Monday, May 2, 2011

"Neither Out Far Nor In Deep"

Elizabeth Bishop's sandpiper -- "looking for something, something, something" -- leads us to Robert Frost's "people along the sand."  Is the following poem cynical and misanthropic?  Or is it a wistful reflection on our shared human predicament?  Or is it both?  (Frost, I suspect, would prefer to have it both ways.)

   Neither Out Far Nor In Deep

The people along the sand
All turn and look one way.
They turn their back on the land.
They look at the sea all day.

As long as it takes to pass
A ship keeps raising its hull;
The wetter ground like glass
Reflects a standing gull.

The land may vary more;
But wherever the truth may be --
The water comes ashore,
And the people look at the sea.

They cannot look out far.
They cannot look in deep.
But when was that ever a bar
To any watch they keep?

Robert Frost, A Further Range (1936).

Perhaps how one feels about the poem depends upon how one's day (or life?) has gone.  Randall Jarrell, who writes wisely about Frost's poetry, has this to say about the poem:

It would be hard to find anything more unpleasant to say about people than that last stanza; but Frost doesn't say it unpleasantly -- he says it with flat ease, takes everything with something harder than contempt, more passive than acceptance.  And isn't there something heroic about the whole business, too -- something touching about our absurdity?  If the fool persisted in his folly he would become a wise man, Blake said, and we have persisted.  The tone of the last lines -- or, rather, their careful suspension between several tones, as a piece of iron can be held in the air between powerful enough magnets -- allows for this too.

Randall Jarrell, "To the Laodiceans," Poetry and the Age (1953).

William Pritchard -- another wise commentator on Frost -- holds the view that "you couldn't really know how to read the tone of the poem, because Frost had deliberately made its tone opaque, equivocal."  Howell Chickering, "Chaucer by Heart," in Under Criticism: Essays for William H. Pritchard (1998), page 92.

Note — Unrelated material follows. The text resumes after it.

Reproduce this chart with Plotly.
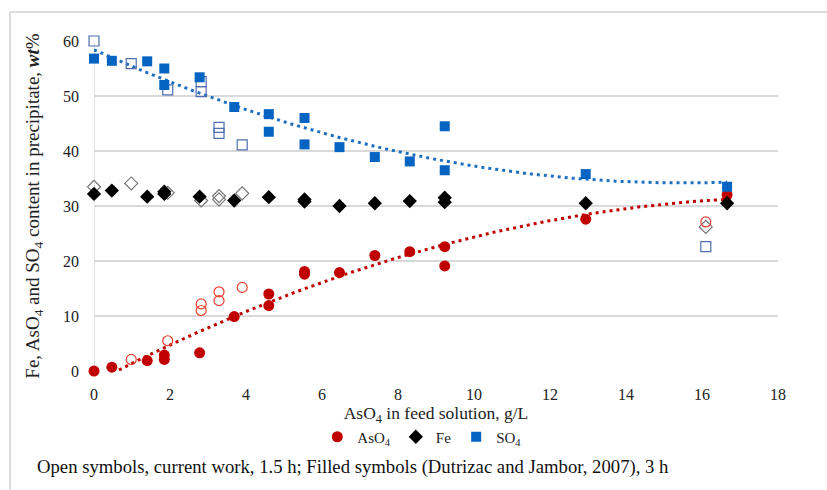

                                         John Hammond Harwood
                           "Merry-Go-Round at the Seaside" (1947)


Shelley said...

You just quoted the best American poet and the best American critic.

Thank you!

Tim Kendall said...

Thanks for this, Steve. Jarrell is a wonderful commentator on Frost, but this time I side with Pritchard. There is no textual reason to assume that the last stanza is at all “unpleasant” in its attitude, nor to agree with Lionel Trilling that the poem’s effects are “terrifying” and that nothing in it provides warmth “except the energy with which emptiness is perceived”. “Neither Out Far” is a brilliant exercise in withholding the evidence: it refuses to sustain the readings and reactions inspired by it.

Stephen Pentz said...

Shelley: Thank you for visiting and commenting again. Yes, Jarrell was a fine critic, although he could be a bit harsh at times!

Stephen Pentz said...

Tim: Thank you very much for dropping by. And thank you indeed for your insights on the contrasting views of Jarrell, Pritchard, and Trilling on the poem. Trilling was quite taken with his view of Frost's poetry as "terrifying," wasn't he?

I like your phrase "withholding the evidence." It seems that "withholding the evidence" could be applied to a number of his poems. A couple of old chestnuts come to mind right away: "The Road Not Taken" and "Stopping by Woods on a Snowy Evening."

As always, thank you.

From My Easy Chair said...

I think that the poem, especially the last stanza, shows Frost's sense of humor. Anyway, I find it amusing.

Stephen Pentz said...

From My Easy Chair: That is an excellent point -- Frost was a leg-puller. And finding the stanza amusing may be preferable to finding it "terrifying" (as Mr. Kendall reminds us about Trilling's view).